Recently there was a blog entry over at the LA Times about "strategic defaults". If you are unfamiliar with that term, it refers to people that walk away from their mortgages even though they have the ability to pay it. They are making a strategic decision to default based on the numbers. This blog entry got quite a lot of comments. There were basically two sides arguing. One group agreed that in many cases walking away made sense. The other group played the morality card (it's kinda like the race card but more universal).
They have discovered a funny thing about all these defaults. The higher the FICO score the more likely the person is to pull a strategic default. I have my own theories about why that is. A higher FICO score usually means a better job and income. Better jobs and incomes are generally the result of a better education and probably a higher IQ. This is a group of people that CAN do the math. They can and obviously are figuring out that it's going to be far better financially to let the house go.

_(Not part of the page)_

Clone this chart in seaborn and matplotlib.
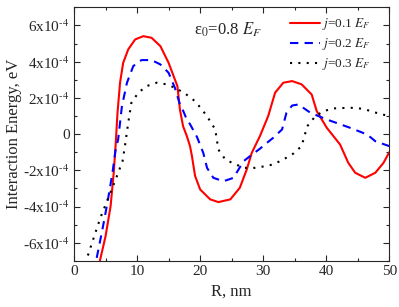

Most economist are coming around now and realize those bubble prices are gone for a long time. The most recent estimates I've seen say 2030 before prices recover. Personally, I think that is a little too optimistic. I don't think those prices will be back for another decade past that. For prices to return to bubble levels and be affordable under normal lending levels, incomes would have to nearly triple. In a 20 year span it's more reasonable to assume incomes will roughly double (that means you need a 3.5% increase per year). And the way employment and wages are going lately we might not see any growth for a few years. Traditionally the ratio of median income to median home price has been 2.3. In 2001 it had climbed to 3.7. That was probably the result of low interest rates allowing people to buy more home for the same payment. At the peak the ratio was over 7 times median income. We are back down to about 3 (median house is $190k, median income is $65K). With the ultra low interest rates we have today the actual affordability of houses (monthly payment) is lower than it has been for decades (as long as you don't buy one with a huge mello roos tax). Whoa, getting a little sidetracked here.....
So, smarter people do the math and realize it will be decades before prices recover. Lets say they are making a payment on a $600k house that is now worth $300k. Optimistically it will be 20 years before that house is worth $600k again. Equity gain in 20 years ZERO. Lets say they got a juicy loan mod and got a 4% rate on that $600k. That's a payment of roughly $2900/mo and they will pay $696k over the 20 years.
Let's say they default, ruin their credit and cannot buy for 5 years. In 5 years they buy a similar house for $300k. No sweet loan mod though so the interest rate is 6% (that might be optamisitc) so the payments are $1800/mo. Over the 20 years they spend $432k on payments.
The difference in payments alone is $264k BUT let's not forget that home is projected to double in value over that 20 years so they have an additional $300k in equity. The net difference for this family is $564k in 20 years!
Would you be willing to give $564k to a bank just so you could tell people you live by a higher moral standard?